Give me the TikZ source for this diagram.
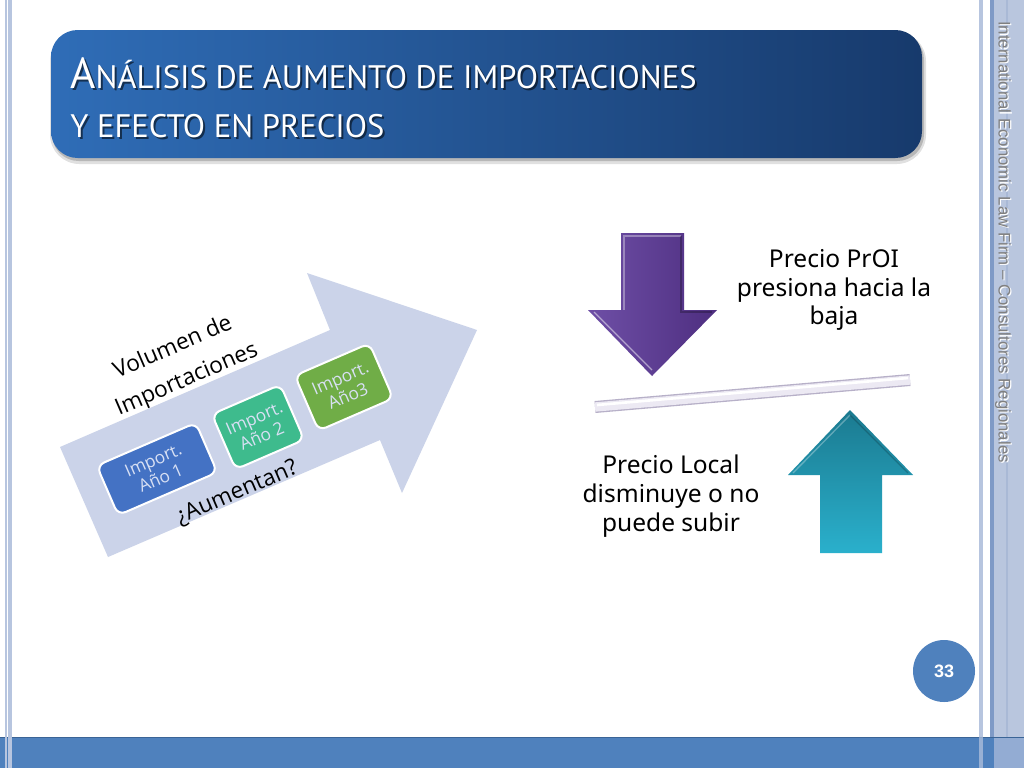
\documentclass[tikz,border=0pt]{standalone}
\usepackage{fontspec}
\usetikzlibrary{calc}
\setmainfont{Open Sans}
\newfontfamily\titlefont{PT Sans}
\newfontfamily\bodyfont{Noto Sans}
\newfontfamily\sidefont{Liberation Sans}
\definecolor{band}{HTML}{B9C6DE}
\definecolor{bandline}{HTML}{A9B9D6}
\definecolor{lineA}{HTML}{B7C5DF}
\definecolor{lineB}{HTML}{7F9AC6}
\definecolor{barblue}{HTML}{4F81BD}
\definecolor{bardark}{HTML}{3A6496}
\definecolor{barlight}{HTML}{93ACD3}
\definecolor{titleL}{HTML}{2F6DB7}
\definecolor{titleR}{HTML}{173A6C}
\definecolor{arrowbg}{HTML}{CBD3E9}
\definecolor{boxA}{HTML}{4472C4}
\definecolor{boxB}{HTML}{3EBB8D}
\definecolor{boxC}{HTML}{70AD47}
\definecolor{boxtext}{HTML}{D8E0F4}
\definecolor{purpL}{HTML}{6E4FA6}
\definecolor{purpR}{HTML}{4E2E80}
\definecolor{tealT}{HTML}{1B7A90}
\definecolor{tealB}{HTML}{2AB0CC}
\definecolor{barfill}{HTML}{ECE9F3}
\definecolor{baredge}{HTML}{B7B0C8}
\definecolor{sidegray}{HTML}{808080}
\newcommand{\scA}[1]{{\fontsize{32.5}{32.5}\selectfont #1}}
\newcommand{\scB}[1]{{\fontsize{24.4}{24.4}\selectfont #1}}
\tikzset{
  yearbox/.style={draw=white, line width=1.5pt, rounded corners=6pt, rotate=23.4,
    text=boxtext, align=center, font=\fontsize{13}{14.5}\selectfont, inner sep=1pt},
  rottext/.style={rotate=23.4, align=center, text=black, font=\fontsize{17}{26}\selectfont},
  pricetext/.style={align=center, text=black, font=\bodyfont\fontsize{18.4}{21.5}\selectfont},
  titletext/.style={anchor=base west, font=\titlefont, inner sep=0pt}
}
\begin{document}
\begin{tikzpicture}[x=0.75pt,y=-0.75pt]
\useasboundingbox (0,0) rectangle (1024,768);
\fill[white] (0,0) rectangle (1024,768);
% side band and lines
\fill[band] (994,0) rectangle (1024,768);
\fill[bandline] (1006,0) rectangle (1008,768);
\fill[lineA] (979,0) rectangle (983,768);
\fill[lineB] (990,0) rectangle (994,768);
% bottom bar
\fill[barblue] (0,737) rectangle (994,768);
\fill[barlight] (994,737) rectangle (1024,768);
\draw[bardark, line width=1.2pt] (0,737.5) -- (1024,737.5);
\fill[lineA, opacity=0.7] (979,737) rectangle (983,768);
% left lines
\fill[lineA] (4.7,0) rectangle (6.7,768);
\fill[lineA] (8,0) rectangle (12,768);
% side text
\node[rotate=-90, text=white, font=\sidefont\fontsize{12.6}{12.6}\selectfont] at (1004.2,243.2) {International Economic Law Firm – Consultores Regionales};
\node[rotate=-90, text=sidegray, font=\sidefont\fontsize{12.6}{12.6}\selectfont] (side) at (1003,242) {International Economic Law Firm – Consultores Regionales};
% title box
\fill[black, opacity=0.12, rounded corners=22] (50,32) rectangle (926,164);
\fill[black, opacity=0.18, rounded corners=20] (52,33) rectangle (924,161);
\shade[left color=titleL, right color=titleR, rounded corners=20] (51,30) rectangle (922,158);
\node[titletext, text=black, opacity=0.55] at (72,90) {\scA{A}\scB{NÁLISIS DE AUMENTO DE IMPORTACIONES}};
\node[titletext, text=white] (title1) at (70,88) {\scA{A}\scB{NÁLISIS DE AUMENTO DE IMPORTACIONES}};
\node[titletext, text=black, opacity=0.55] at (72,139) {\scB{Y EFECTO EN PRECIOS}};
\node[titletext, text=white] (title2) at (70,137) {\scB{Y EFECTO EN PRECIOS}};
% big arrow
\fill[arrowbg] (60,447) -- (330,330) -- (307,273) -- (477,330) -- (402,493) -- (380,440) -- (108,557) -- cycle;
% year boxes
\node[yearbox, fill=boxA, minimum width=81pt, minimum height=40.5pt] (b1) at (157,469) {Import.\\Año 1};
\node[yearbox, fill=boxB, minimum width=56pt, minimum height=45pt] (b2) at (258,427) {Import.\\Año 2};
\node[yearbox, fill=boxC, minimum width=61pt, minimum height=45pt] (b3) at (344,387) {Import.\\Año3};
\node[rottext] (vol) at (180,364) {Volumen de\\Importaciones};
\node[rottext] (aum) at (237,493) {¿Aumentan?};
% purple down arrow
\shade[left color=purpL, right color=purpR] (621,233) -- (684,233) -- (684,310) -- (717,310) -- (652,376) -- (588,310) -- (621,310) -- cycle;
\draw[white, opacity=0.35, line width=1pt] (624,310) -- (624,236) -- (681,236);
\draw[white, opacity=0.5, line width=1pt] (594,312) -- (652,370);
\draw[black, opacity=0.25, line width=1pt] (681,236) -- (681,312) -- (712,312);
% teal up arrow
\shade[top color=tealT, bottom color=tealB] (850,410) -- (913,475) -- (882,475) -- (882,553) -- (820,553) -- (820,475) -- (788,475) -- cycle;
\draw[white, opacity=0.3, line width=1pt] (793,473) -- (850,415);
\draw[black, opacity=0.2, line width=1pt] (850,415) -- (908,473);
% balance bar
\coordinate (bl) at (595,407);
\coordinate (br) at (910,380);
\draw[baredge, line width=9pt] (bl) -- (br);
\draw[barfill, line width=7pt] (bl) -- (br);
\draw[white, line width=2pt] ($(bl)+(2,-2)$) -- ($(br)+(-2,-2)$);
% price texts
\node[pricetext] (t1) at (834,290) {Precio PrOI\\presiona hacia la\\baja};
\node[pricetext] (t2) at (671,496) {Precio Local\\disminuye o no\\puede subir};
% slide number
\node[circle, fill=barblue, minimum size=46.5pt, inner sep=0pt, text=white, font=\sidefont\bfseries\fontsize{13.5}{13.5}\selectfont] (num) at (944,671) {33};
\end{tikzpicture}
\end{document}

========================

[Required work]
Reproduce every line precisely as given, omitting all pictures.

[Written reply]
Give me the TikZ source for this diagram.
\documentclass[tikz,border=0pt]{standalone}
\usepackage{fontspec}
\usetikzlibrary{calc}
\setmainfont{Open Sans}
\newfontfamily\titlefont{PT Sans}
\newfontfamily\bodyfont{Noto Sans}
\newfontfamily\sidefont{Liberation Sans}
\definecolor{band}{HTML}{B9C6DE}
\definecolor{bandline}{HTML}{A9B9D6}
\definecolor{lineA}{HTML}{B7C5DF}
\definecolor{lineB}{HTML}{7F9AC6}
\definecolor{barblue}{HTML}{4F81BD}
\definecolor{bardark}{HTML}{3A6496}
\definecolor{barlight}{HTML}{93ACD3}
\definecolor{titleL}{HTML}{2F6DB7}
\definecolor{titleR}{HTML}{173A6C}
\definecolor{arrowbg}{HTML}{CBD3E9}
\definecolor{boxA}{HTML}{4472C4}
\definecolor{boxB}{HTML}{3EBB8D}
\definecolor{boxC}{HTML}{70AD47}
\definecolor{boxtext}{HTML}{D8E0F4}
\definecolor{purpL}{HTML}{6E4FA6}
\definecolor{purpR}{HTML}{4E2E80}
\definecolor{tealT}{HTML}{1B7A90}
\definecolor{tealB}{HTML}{2AB0CC}
\definecolor{barfill}{HTML}{ECE9F3}
\definecolor{baredge}{HTML}{B7B0C8}
\definecolor{sidegray}{HTML}{808080}
\newcommand{\scA}[1]{{\fontsize{32.5}{32.5}\selectfont #1}}
\newcommand{\scB}[1]{{\fontsize{24.4}{24.4}\selectfont #1}}
\tikzset{
  yearbox/.style={draw=white, line width=1.5pt, rounded corners=6pt, rotate=23.4,
    text=boxtext, align=center, font=\fontsize{13}{14.5}\selectfont, inner sep=1pt},
  rottext/.style={rotate=23.4, align=center, text=black, font=\fontsize{17}{26}\selectfont},
  pricetext/.style={align=center, text=black, font=\bodyfont\fontsize{18.4}{21.5}\selectfont},
  titletext/.style={anchor=base west, font=\titlefont, inner sep=0pt}
}
\begin{document}
\begin{tikzpicture}[x=0.75pt,y=-0.75pt]
\useasboundingbox (0,0) rectangle (1024,768);
\fill[white] (0,0) rectangle (1024,768);
% side band and lines
\fill[band] (994,0) rectangle (1024,768);
\fill[bandline] (1006,0) rectangle (1008,768);
\fill[lineA] (979,0) rectangle (983,768);
\fill[lineB] (990,0) rectangle (994,768);
% bottom bar
\fill[barblue] (0,737) rectangle (994,768);
\fill[barlight] (994,737) rectangle (1024,768);
\draw[bardark, line width=1.2pt] (0,737.5) -- (1024,737.5);
\fill[lineA, opacity=0.7] (979,737) rectangle (983,768);
% left lines
\fill[lineA] (4.7,0) rectangle (6.7,768);
\fill[lineA] (8,0) rectangle (12,768);
% side text
\node[rotate=-90, text=white, font=\sidefont\fontsize{12.6}{12.6}\selectfont] at (1004.2,243.2) {International Economic Law Firm – Consultores Regionales};
\node[rotate=-90, text=sidegray, font=\sidefont\fontsize{12.6}{12.6}\selectfont] (side) at (1003,242) {International Economic Law Firm – Consultores Regionales};
% title box
\fill[black, opacity=0.12, rounded corners=22] (50,32) rectangle (926,164);
\fill[black, opacity=0.18, rounded corners=20] (52,33) rectangle (924,161);
\shade[left color=titleL, right color=titleR, rounded corners=20] (51,30) rectangle (922,158);
\node[titletext, text=black, opacity=0.55] at (72,90) {\scA{A}\scB{NÁLISIS DE AUMENTO DE IMPORTACIONES}};
\node[titletext, text=white] (title1) at (70,88) {\scA{A}\scB{NÁLISIS DE AUMENTO DE IMPORTACIONES}};
\node[titletext, text=black, opacity=0.55] at (72,139) {\scB{Y EFECTO EN PRECIOS}};
\node[titletext, text=white] (title2) at (70,137) {\scB{Y EFECTO EN PRECIOS}};
% big arrow
\fill[arrowbg] (60,447) -- (330,330) -- (307,273) -- (477,330) -- (402,493) -- (380,440) -- (108,557) -- cycle;
% year boxes
\node[yearbox, fill=boxA, minimum width=81pt, minimum height=40.5pt] (b1) at (157,469) {Import.\\Año 1};
\node[yearbox, fill=boxB, minimum width=56pt, minimum height=45pt] (b2) at (258,427) {Import.\\Año 2};
\node[yearbox, fill=boxC, minimum width=61pt, minimum height=45pt] (b3) at (344,387) {Import.\\Año3};
\node[rottext] (vol) at (180,364) {Volumen de\\Importaciones};
\node[rottext] (aum) at (237,493) {¿Aumentan?};
% purple down arrow
\shade[left color=purpL, right color=purpR] (621,233) -- (684,233) -- (684,310) -- (717,310) -- (652,376) -- (588,310) -- (621,310) -- cycle;
\draw[white, opacity=0.35, line width=1pt] (624,310) -- (624,236) -- (681,236);
\draw[white, opacity=0.5, line width=1pt] (594,312) -- (652,370);
\draw[black, opacity=0.25, line width=1pt] (681,236) -- (681,312) -- (712,312);
% teal up arrow
\shade[top color=tealT, bottom color=tealB] (850,410) -- (913,475) -- (882,475) -- (882,553) -- (820,553) -- (820,475) -- (788,475) -- cycle;
\draw[white, opacity=0.3, line width=1pt] (793,473) -- (850,415);
\draw[black, opacity=0.2, line width=1pt] (850,415) -- (908,473);
% balance bar
\coordinate (bl) at (595,407);
\coordinate (br) at (910,380);
\draw[baredge, line width=9pt] (bl) -- (br);
\draw[barfill, line width=7pt] (bl) -- (br);
\draw[white, line width=2pt] ($(bl)+(2,-2)$) -- ($(br)+(-2,-2)$);
% price texts
\node[pricetext] (t1) at (834,290) {Precio PrOI\\presiona hacia la\\baja};
\node[pricetext] (t2) at (671,496) {Precio Local\\disminuye o no\\puede subir};
% slide number
\node[circle, fill=barblue, minimum size=46.5pt, inner sep=0pt, text=white, font=\sidefont\bfseries\fontsize{13.5}{13.5}\selectfont] (num) at (944,671) {33};
\end{tikzpicture}
\end{document}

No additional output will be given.